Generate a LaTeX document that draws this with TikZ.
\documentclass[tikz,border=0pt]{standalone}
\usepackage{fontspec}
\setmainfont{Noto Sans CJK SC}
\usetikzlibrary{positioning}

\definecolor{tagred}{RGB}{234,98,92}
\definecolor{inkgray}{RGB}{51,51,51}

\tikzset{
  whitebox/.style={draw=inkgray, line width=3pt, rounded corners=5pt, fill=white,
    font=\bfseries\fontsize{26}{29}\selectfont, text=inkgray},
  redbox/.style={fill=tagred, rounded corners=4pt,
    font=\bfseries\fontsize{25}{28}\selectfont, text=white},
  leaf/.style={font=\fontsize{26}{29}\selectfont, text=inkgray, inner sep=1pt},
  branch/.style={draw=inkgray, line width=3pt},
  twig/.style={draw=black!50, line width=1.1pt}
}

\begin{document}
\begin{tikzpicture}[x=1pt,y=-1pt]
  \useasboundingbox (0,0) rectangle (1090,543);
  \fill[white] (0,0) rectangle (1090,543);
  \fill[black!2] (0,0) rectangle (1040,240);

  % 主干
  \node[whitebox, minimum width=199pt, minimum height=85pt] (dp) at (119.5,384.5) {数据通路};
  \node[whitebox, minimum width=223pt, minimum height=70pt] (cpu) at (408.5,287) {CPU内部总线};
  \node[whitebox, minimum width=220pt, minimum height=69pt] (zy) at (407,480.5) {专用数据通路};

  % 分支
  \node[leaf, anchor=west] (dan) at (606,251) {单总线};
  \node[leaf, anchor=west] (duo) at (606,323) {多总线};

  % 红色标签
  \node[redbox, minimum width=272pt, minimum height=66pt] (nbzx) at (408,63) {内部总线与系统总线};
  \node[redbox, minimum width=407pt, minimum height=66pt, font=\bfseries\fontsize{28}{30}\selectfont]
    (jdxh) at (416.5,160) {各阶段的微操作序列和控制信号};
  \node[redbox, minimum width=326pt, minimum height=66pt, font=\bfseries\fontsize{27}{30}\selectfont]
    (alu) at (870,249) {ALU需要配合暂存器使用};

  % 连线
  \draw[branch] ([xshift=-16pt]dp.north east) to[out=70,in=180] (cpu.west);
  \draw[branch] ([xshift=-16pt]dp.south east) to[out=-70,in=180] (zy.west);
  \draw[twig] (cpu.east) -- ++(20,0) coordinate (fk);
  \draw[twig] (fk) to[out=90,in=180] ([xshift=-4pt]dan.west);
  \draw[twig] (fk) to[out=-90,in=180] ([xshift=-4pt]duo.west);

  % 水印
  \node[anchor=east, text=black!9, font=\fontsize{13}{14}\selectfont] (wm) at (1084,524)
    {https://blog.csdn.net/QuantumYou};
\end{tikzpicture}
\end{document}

• **Directions**
Each line above must be reproduced exactly as it stands.

• **Expected output**
Generate a LaTeX document that draws this with TikZ.
\documentclass[tikz,border=0pt]{standalone}
\usepackage{fontspec}
\setmainfont{Noto Sans CJK SC}
\usetikzlibrary{positioning}

\definecolor{tagred}{RGB}{234,98,92}
\definecolor{inkgray}{RGB}{51,51,51}

\tikzset{
  whitebox/.style={draw=inkgray, line width=3pt, rounded corners=5pt, fill=white,
    font=\bfseries\fontsize{26}{29}\selectfont, text=inkgray},
  redbox/.style={fill=tagred, rounded corners=4pt,
    font=\bfseries\fontsize{25}{28}\selectfont, text=white},
  leaf/.style={font=\fontsize{26}{29}\selectfont, text=inkgray, inner sep=1pt},
  branch/.style={draw=inkgray, line width=3pt},
  twig/.style={draw=black!50, line width=1.1pt}
}

\begin{document}
\begin{tikzpicture}[x=1pt,y=-1pt]
  \useasboundingbox (0,0) rectangle (1090,543);
  \fill[white] (0,0) rectangle (1090,543);
  \fill[black!2] (0,0) rectangle (1040,240);

  % 主干
  \node[whitebox, minimum width=199pt, minimum height=85pt] (dp) at (119.5,384.5) {数据通路};
  \node[whitebox, minimum width=223pt, minimum height=70pt] (cpu) at (408.5,287) {CPU内部总线};
  \node[whitebox, minimum width=220pt, minimum height=69pt] (zy) at (407,480.5) {专用数据通路};

  % 分支
  \node[leaf, anchor=west] (dan) at (606,251) {单总线};
  \node[leaf, anchor=west] (duo) at (606,323) {多总线};

  % 红色标签
  \node[redbox, minimum width=272pt, minimum height=66pt] (nbzx) at (408,63) {内部总线与系统总线};
  \node[redbox, minimum width=407pt, minimum height=66pt, font=\bfseries\fontsize{28}{30}\selectfont]
    (jdxh) at (416.5,160) {各阶段的微操作序列和控制信号};
  \node[redbox, minimum width=326pt, minimum height=66pt, font=\bfseries\fontsize{27}{30}\selectfont]
    (alu) at (870,249) {ALU需要配合暂存器使用};

  % 连线
  \draw[branch] ([xshift=-16pt]dp.north east) to[out=70,in=180] (cpu.west);
  \draw[branch] ([xshift=-16pt]dp.south east) to[out=-70,in=180] (zy.west);
  \draw[twig] (cpu.east) -- ++(20,0) coordinate (fk);
  \draw[twig] (fk) to[out=90,in=180] ([xshift=-4pt]dan.west);
  \draw[twig] (fk) to[out=-90,in=180] ([xshift=-4pt]duo.west);

  % 水印
  \node[anchor=east, text=black!9, font=\fontsize{13}{14}\selectfont] (wm) at (1084,524)
    {https://blog.csdn.net/QuantumYou};
\end{tikzpicture}
\end{document}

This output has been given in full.